E invece si annunciano solo briciole mentre i soldi stanziati per due anni nelle ultime leggi di Bilancio (400 milioni a decorrere dal 2018 con un incremento di altri 50 milioni per l’organico del 2018) non vengono mai davvero utilizzati per stabilizzare le cattedre. Siamo di fronte ad un altro specchietto per le allodole. Pochissimi posti, ma ancora un concorso bandito ed altri da bandire.
Come potranno mai tornare nelle proprie terre i docenti esiliati ed essere assunti tutti i restanti 40 mila abilitati che hanno oggi prodotto domanda? Senza contare che ci sono ancora docenti presenti nelle graduatorie ad esaurimento e nelle graduatorie di merito del concorso 2016 prorogate grazie ad un emendamento della scorsa legge di bilancio anche per l’a.s. 2019/20.
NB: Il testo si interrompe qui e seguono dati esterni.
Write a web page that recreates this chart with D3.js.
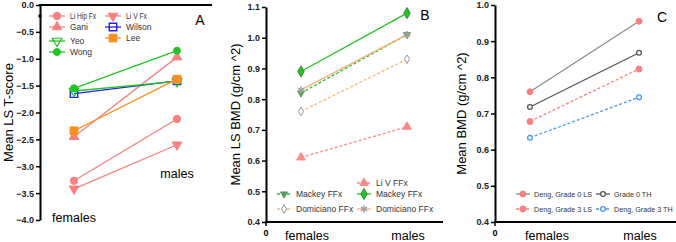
<!DOCTYPE html>
<html>
<head>
<meta charset="utf-8">
<script src="https://cdn.jsdelivr.net/npm/d3@7"></script>
<style>
  body { margin: 0; background: #fff; }
  svg { font-family: 'Liberation Sans', Arial, sans-serif; display: block; }
</style>
</head>
<body>
<div id="chart"></div>
<script>
const groups = ['females', 'males'];

// Panel A: mean LS T-score
const seriesA = ['Li Hip Fx', 'Li V Fx', 'Gani', 'Wilson', 'Yeo', 'Lee', 'Wong'];
const valuesA = [
  [-3.27, -2.12],
  [-3.42, -2.60],
  [-2.45, -0.97],
  [-1.65, -1.41],
  [-1.60, -1.42],
  [-2.34, -1.38],
  [-1.55, -0.85]
];
const ticksA = [0, -0.5, -1, -1.5, -2, -2.5, -3, -3.5, -4];

// Panel B: mean LS BMD
const seriesB = ['Li V FFx', 'Mackey FFx', 'Mackey FFx', 'Domiciano FFx', 'Domiciano FFx'];
const valuesB = [
  [0.61, 0.71],
  [0.82, 1.01],
  [0.89, 1.08],
  [0.76, 0.93],
  [0.83, 1.01]
];
const ticksB = [0.4, 0.5, 0.6, 0.7, 0.8, 0.9, 1.0, 1.1];

// Panel C: mean BMD
const seriesC = ['Deng, Grade 0 LS', 'Grade 0 TH', 'Deng, Grade 3 LS', 'Deng, Grade 3 TH'];
const valuesC = [
  [0.76, 0.955],
  [0.718, 0.868],
  [0.678, 0.823],
  [0.633, 0.745]
];
const ticksC = [0.4, 0.5, 0.6, 0.7, 0.8, 0.9, 1.0];

const pink = '#f98080', green = '#22c322', blue = '#2424e6', orange = '#f7901e';

const svg = d3.select('#chart').append('svg')
  .attr('width', 676).attr('height', 242);

function sym(type, size, rotate, fill, stroke, sw) {
  return { type, size, rotate: rotate || 0, fill, stroke, sw: sw || 1 };
}

const panels = [
  {
    letter: 'A', letterX: 200, letterY: 25,
    yLabel: 'Mean LS T-score', yLabelX: 8,
    axisX: 40, xEnd: 212, xAxisTop: true,
    xRange: [74, 177], yDomain: [-4, 0], yRange: [220, 5], ticks: ticksA,
    names: seriesA, values: valuesA,
    groupLabels: [{ x: 74, y: 222 }, { x: 177, y: 178 }],
    styles: [
      { color: pink, dash: null, m: sym(d3.symbolCircle, 42, 0, pink, pink) },
      { color: pink, dash: null, m: sym(d3.symbolTriangle, 40, 180, pink, pink) },
      { color: pink, dash: null, m: sym(d3.symbolTriangle, 40, 0, pink, pink) },
      { color: blue, dash: null, m: sym(d3.symbolSquare, 55, 0, 'none', blue, 1.4) },
      { color: green, dash: null, m: sym(d3.symbolTriangle, 40, 180, 'none', green, 1.2) },
      { color: orange, dash: null, m: sym(d3.symbolSquare, 60, 0, orange, orange) },
      { color: green, dash: null, m: sym(d3.symbolCircle, 38, 0, green, green) }
    ],
    legend: [
      { i: 0, x: 57, y: 16, w: 26 }, { i: 2, x: 57, y: 27 }, { i: 4, x: 57, y: 41 }, { i: 6, x: 57, y: 52 },
      { i: 1, x: 113, y: 16, w: 21 }, { i: 3, x: 113, y: 27 }, { i: 5, x: 113, y: 38 }
    ],
    legendFont: 8.5, legendGap: 13, legendHalf: 8
  },
  {
    letter: 'B', letterX: 425, letterY: 20,
    yLabel: 'Mean LS BMD (g/cm ^2)', yLabelX: 235,
    axisX: 266, xEnd: 443,
    xRange: [301, 407], yDomain: [0.4, 1.1], yRange: [222, 7], ticks: ticksB,
    names: seriesB, values: valuesB,
    groupLabels: [{ x: 307, y: 240 }, { x: 408, y: 240 }],
    styles: [
      { color: '#fb8a8a', dash: '3,2', m: sym(d3.symbolTriangle, 32, 0, '#fb8a8a', '#fb8a8a') },
      { color: green, dash: '3,2', m: sym(d3.symbolTriangle, 22, 180, '#5aa05a', '#5aa05a') },
      { color: green, dash: null, m: sym(d3.symbolDiamond, 36, 0, green, '#3a8a3a') },
      { color: '#fbb678', dash: '3,2', m: sym(d3.symbolDiamond, 22, 0, '#fff', '#999') },
      { color: '#f6b07a', dash: null, m: sym(d3.symbolAsterisk, 36, 0, 'none', '#a0a0a0', 1.5) }
    ],
    legend: [
      { i: 1, x: 284, y: 194 }, { i: 3, x: 284, y: 209 },
      { i: 0, x: 364, y: 183 }, { i: 2, x: 364, y: 194 }, { i: 4, x: 364, y: 209 }
    ],
    legendFont: 8.5, legendGap: 12, legendHalf: 7
  },
  {
    letter: 'C', letterX: 662, letterY: 22,
    yLabel: 'Mean BMD (g/cm ^2)', yLabelX: 461,
    axisX: 495, xEnd: 676,
    xRange: [530, 639], yDomain: [0.4, 1.0], yRange: [222, 5], ticks: ticksC,
    names: seriesC, values: valuesC,
    groupLabels: [{ x: 547, y: 240 }, { x: 640, y: 240 }],
    styles: [
      { color: '#8c8c8c', dash: null, m: sym(d3.symbolCircle, 28, 0, pink, pink) },
      { color: '#555', dash: null, m: sym(d3.symbolCircle, 18, 0, '#fff', '#555', 1.3) },
      { color: pink, dash: '3,2', m: sym(d3.symbolCircle, 28, 0, pink, pink) },
      { color: '#4a9af5', dash: '3,2', m: sym(d3.symbolCircle, 18, 0, '#fff', '#4a9af5', 1.3) }
    ],
    legend: [
      { i: 0, x: 523, y: 194 }, { i: 2, x: 523, y: 209 },
      { i: 1, x: 603, y: 194 }, { i: 3, x: 603, y: 209 }
    ],
    legendFont: 7.2, legendGap: 11, legendHalf: 7
  }
];

function drawMarker(g, st, x, y) {
  const m = st.m;
  g.append('path')
    .attr('d', d3.symbol().type(m.type).size(m.size)())
    .attr('transform', `translate(${x},${y}) rotate(${m.rotate})`)
    .attr('fill', m.fill)
    .attr('stroke', m.stroke)
    .attr('stroke-width', m.sw);
}

panels.forEach(p => {
  const g = svg.append('g');
  const x = d3.scaleLinear().domain([0, 1]).range(p.xRange);
  const y = d3.scaleLinear().domain(p.yDomain).range(p.yRange);

  // Y axis
  g.append('g')
    .attr('transform', `translate(${p.axisX},0)`)
    .call(d3.axisLeft(y).tickValues(p.ticks).tickFormat(d3.format('.1f')).tickSize(4).tickSizeOuter(0))
    .call(a => a.select('.domain').attr('stroke', '#000').attr('stroke-width', 2))
    .call(a => a.selectAll('.tick line').attr('stroke', '#000').attr('stroke-width', 1.5))
    .call(a => a.selectAll('text').attr('fill', '#222').style('font-size', '9px').style('font-weight', 'bold').attr('x', -6));

  // X axis line (top for A, bottom for B/C)
  const xAxisY = p.xAxisTop ? y(p.yDomain[1]) : y(p.yDomain[0]);
  g.append('line')
    .attr('x1', p.axisX - 1).attr('x2', p.xEnd)
    .attr('y1', xAxisY).attr('y2', xAxisY)
    .attr('stroke', '#000').attr('stroke-width', 2);
  if (!p.xAxisTop) {
    g.append('line')
      .attr('x1', p.axisX).attr('x2', p.axisX)
      .attr('y1', xAxisY).attr('y2', xAxisY + 4)
      .attr('stroke', '#000').attr('stroke-width', 1.5);
    g.append('text')
      .attr('x', p.axisX).attr('y', 236)
      .attr('text-anchor', 'middle')
      .style('font-size', '9px').style('font-weight', 'bold')
      .text('0');
  } else {
    g.append('circle').attr('cx', p.axisX).attr('cy', 16).attr('r', 1.8).attr('fill', '#000');
  }

  // Y label
  g.append('text')
    .attr('transform', `translate(${p.yLabelX},${(p.yRange[0] + p.yRange[1]) / 2}) rotate(-90)`)
    .attr('text-anchor', 'middle')
    .attr('dy', '0.35em')
    .style('font-size', '13px')
    .text(p.yLabel);

  // Panel letter
  g.append('text')
    .attr('x', p.letterX).attr('y', p.letterY)
    .attr('text-anchor', 'middle')
    .style('font-size', '14px')
    .text(p.letter);

  // Group labels
  p.groupLabels.forEach((gl, i) => {
    g.append('text')
      .attr('x', gl.x).attr('y', gl.y)
      .attr('text-anchor', 'middle')
      .style('font-size', '12.5px')
      .text(groups[i]);
  });

  // Lines and markers
  const line = d3.line().x((d, i) => x(i)).y(d => y(d));
  p.values.forEach((vals, si) => {
    const st = p.styles[si];
    g.append('path')
      .attr('d', line(vals))
      .attr('fill', 'none')
      .attr('stroke', st.color)
      .attr('stroke-width', 1.3)
      .attr('stroke-dasharray', st.dash);
    vals.forEach((v, i) => drawMarker(g, st, x(i), y(v)));
  });

  // Legend
  p.legend.forEach(l => {
    const st = p.styles[l.i];
    g.append('line')
      .attr('x1', l.x - p.legendHalf).attr('x2', l.x + p.legendHalf)
      .attr('y1', l.y).attr('y2', l.y)
      .attr('stroke', st.color).attr('stroke-width', 1.3)
      .attr('stroke-dasharray', st.dash);
    drawMarker(g, st, l.x, l.y);
    const t = g.append('text')
      .attr('x', l.x + p.legendGap).attr('y', l.y)
      .attr('dy', '0.35em')
      .attr('fill', '#333')
      .style('font-size', p.legendFont + 'px')
      .text(p.names[l.i]);
    if (l.w) t.attr('textLength', l.w).attr('lengthAdjust', 'spacingAndGlyphs');
  });
});
</script>
</body>
</html>
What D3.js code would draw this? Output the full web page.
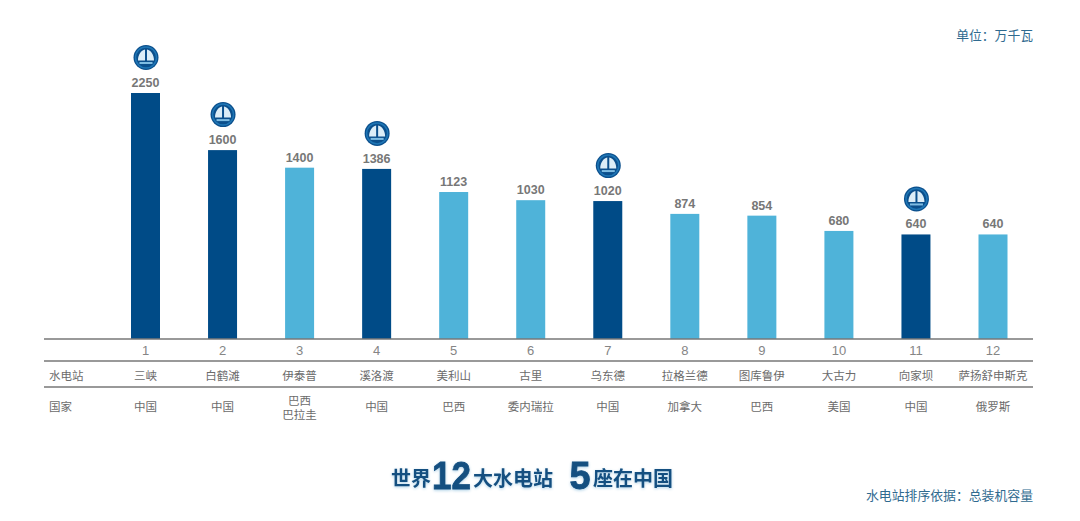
<!DOCTYPE html>
<html>
<head>
<meta charset="utf-8">
<script src="https://cdn.jsdelivr.net/npm/d3@7"></script>
<style>
  html, body { margin: 0; padding: 0; background: #fff; }
  svg { display: block; }
  text { font-family: "Noto Sans CJK SC", sans-serif; }
  .num { font-family: "Liberation Sans", Arial, sans-serif; }
</style>
</head>
<body>
<svg id="chart" width="1080" height="521"></svg>
<script>
const ranks = ["1", "2", "3", "4", "5", "6", "7", "8", "9", "10", "11", "12"];
const capacity = [2250, 1600, 1400, 1386, 1123, 1030, 1020, 874, 854, 680, 640, 640];
const stations = ["三峡", "白鹤滩", "伊泰普", "溪洛渡", "美利山", "古里", "乌东德", "拉格兰德", "图库鲁伊", "大古力", "向家坝", "萨扬舒申斯克"];
const countries = [["中国"], ["中国"], ["巴西", "巴拉圭"], ["中国"], ["巴西"], ["委内瑞拉"], ["中国"], ["加拿大"], ["巴西"], ["美国"], ["中国"], ["俄罗斯"]];
const isChina = [true, true, false, true, false, false, true, false, false, false, true, false];

const svg = d3.select("#chart");
const left = 44, right = 1033, base = 339;

const x = d3.scalePoint().domain(ranks).range([145.5, 993]);
// the bars do not start at zero in the original, 640 is still 105px tall
const y = d3.scaleLinear().domain([-550, 2250]).range([base, 93]);
const barW = 29;

const rows = ranks.map((r, i) => ({
  rank: r, value: capacity[i], station: stations[i], country: countries[i], china: isChina[i]
}));

svg.append("g").selectAll("rect").data(rows).enter().append("rect")
  .attr("x", d => x(d.rank) - barW / 2)
  .attr("y", d => y(d.value))
  .attr("width", barW)
  .attr("height", d => base - y(d.value))
  .attr("fill", d => d.china ? "#004b87" : "#4fb3d9");

svg.append("g").selectAll("text").data(rows).enter().append("text")
  .attr("class", "num")
  .attr("x", d => x(d.rank))
  .attr("y", d => y(d.value) - 6)
  .attr("text-anchor", "middle")
  .attr("font-size", 12.5)
  .attr("font-weight", "bold")
  .attr("fill", "#777")
  .text(d => d.value);

// company logo over the chinese stations
const logos = svg.append("g").selectAll("g").data(rows.filter(d => d.china)).enter().append("g")
  .attr("transform", d => `translate(${x(d.rank) + 0.5},${y(d.value) - 35.5})`);
logos.append("circle").attr("r", 12.5).attr("fill", "#0b4f8c");
logos.append("circle").attr("r", 10.5).attr("fill", "none").attr("stroke", "#1f76b5").attr("stroke-width", 1.5);
logos.append("path").attr("d", "M-8,3 C-8,-3 -5,-7 -1,-8 L-1,3 Z M1,3 L1,-8 C5,-7 8,-3 8,3 Z").attr("fill", "#dcedf7");
logos.append("rect").attr("x", -6.5).attr("y", 4.5).attr("width", 13).attr("height", 2).attr("fill", "#7fbde3");

svg.append("g").selectAll("line").data([339, 361, 387]).enter().append("line")
  .attr("x1", left).attr("x2", right)
  .attr("y1", d => d).attr("y2", d => d)
  .attr("stroke", "#777").attr("stroke-width", 1.3);

svg.append("g").selectAll("text").data(rows).enter().append("text")
  .attr("class", "num")
  .attr("x", d => x(d.rank))
  .attr("y", 355)
  .attr("text-anchor", "middle")
  .attr("font-size", 13)
  .attr("fill", "#858585")
  .text(d => d.rank);

svg.append("g").selectAll("text").data(rows).enter().append("text")
  .attr("x", d => x(d.rank))
  .attr("y", 380)
  .attr("text-anchor", "middle")
  .attr("font-size", 11.5)
  .attr("fill", "#6b6b6b")
  .text(d => d.station);

const countryCells = svg.append("g").selectAll("text").data(rows).enter().append("text")
  .attr("text-anchor", "middle")
  .attr("font-size", 11.5)
  .attr("fill", "#6b6b6b");
countryCells.selectAll("tspan").data(d => d.country.map(c => ({ c, d }))).enter().append("tspan")
  .attr("x", e => x(e.d.rank))
  .attr("y", (e, i) => e.d.country.length > 1 ? 405 + i * 14 : 411)
  .text(e => e.c);

svg.append("text").attr("x", 49).attr("y", 380).attr("font-size", 11.5).attr("fill", "#6b6b6b").text("水电站");
svg.append("text").attr("x", 49).attr("y", 411).attr("font-size", 11.5).attr("fill", "#6b6b6b").text("国家");

svg.append("text").attr("x", 1033).attr("y", 40).attr("text-anchor", "end")
  .attr("font-size", 12.8).attr("fill", "#2f6a8f").text("单位：万千瓦");
svg.append("text").attr("x", 1033).attr("y", 500).attr("text-anchor", "end")
  .attr("font-size", 12.85).attr("fill", "#2f6a8f").text("水电站排序依据：总装机容量");

// headline, big digits sit between the chinese pieces
const headline = svg.append("g")
  .attr("fill", "#144f80")
  .attr("font-weight", "bold")
  .style("filter", "drop-shadow(0 1px 1.5px rgba(70,150,200,0.45))");
[
  { t: "世界", x: 391, size: 20, len: null },
  { t: "12", x: 432, size: 39, len: 39 },
  { t: "大水电站", x: 473, size: 20, len: null },
  { t: "5", x: 569.5, size: 38, len: 21 },
  { t: "座在中国", x: 593, size: 20, len: null }
].forEach(p => {
  const t = headline.append("text")
    .attr("class", p.len ? "num" : null)
    .attr("x", p.x)
    .attr("y", p.len ? 488.5 : 486)
    .attr("font-size", p.size)
    .text(p.t);
  if (p.len) {
    t.attr("textLength", p.len).attr("lengthAdjust", "spacingAndGlyphs")
      .attr("stroke", "#144f80").attr("stroke-width", 0.8);
  }
});
</script>
</body>
</html>
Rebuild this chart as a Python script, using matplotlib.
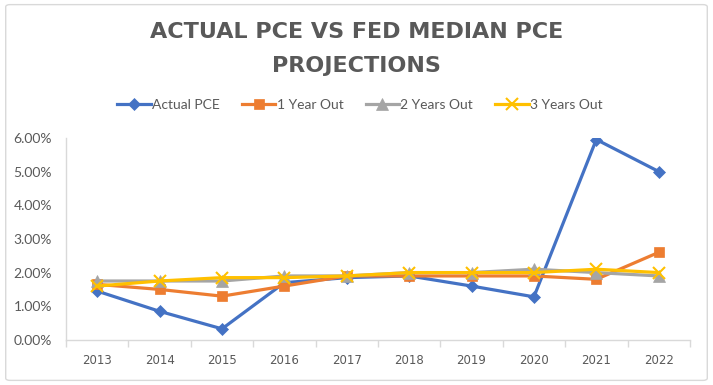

Quante offese all’intelligenza dovranno ancora subire i docenti che vivono una condizione di precarietà esistenziale e lavorativa?
Dover concorrere per tornare precari e sentire che il Ministero delle finanze autorizzerà solo 3 mila cattedre in più in tutta Italia per il futuro anno scolastico stavolta è davvero troppo.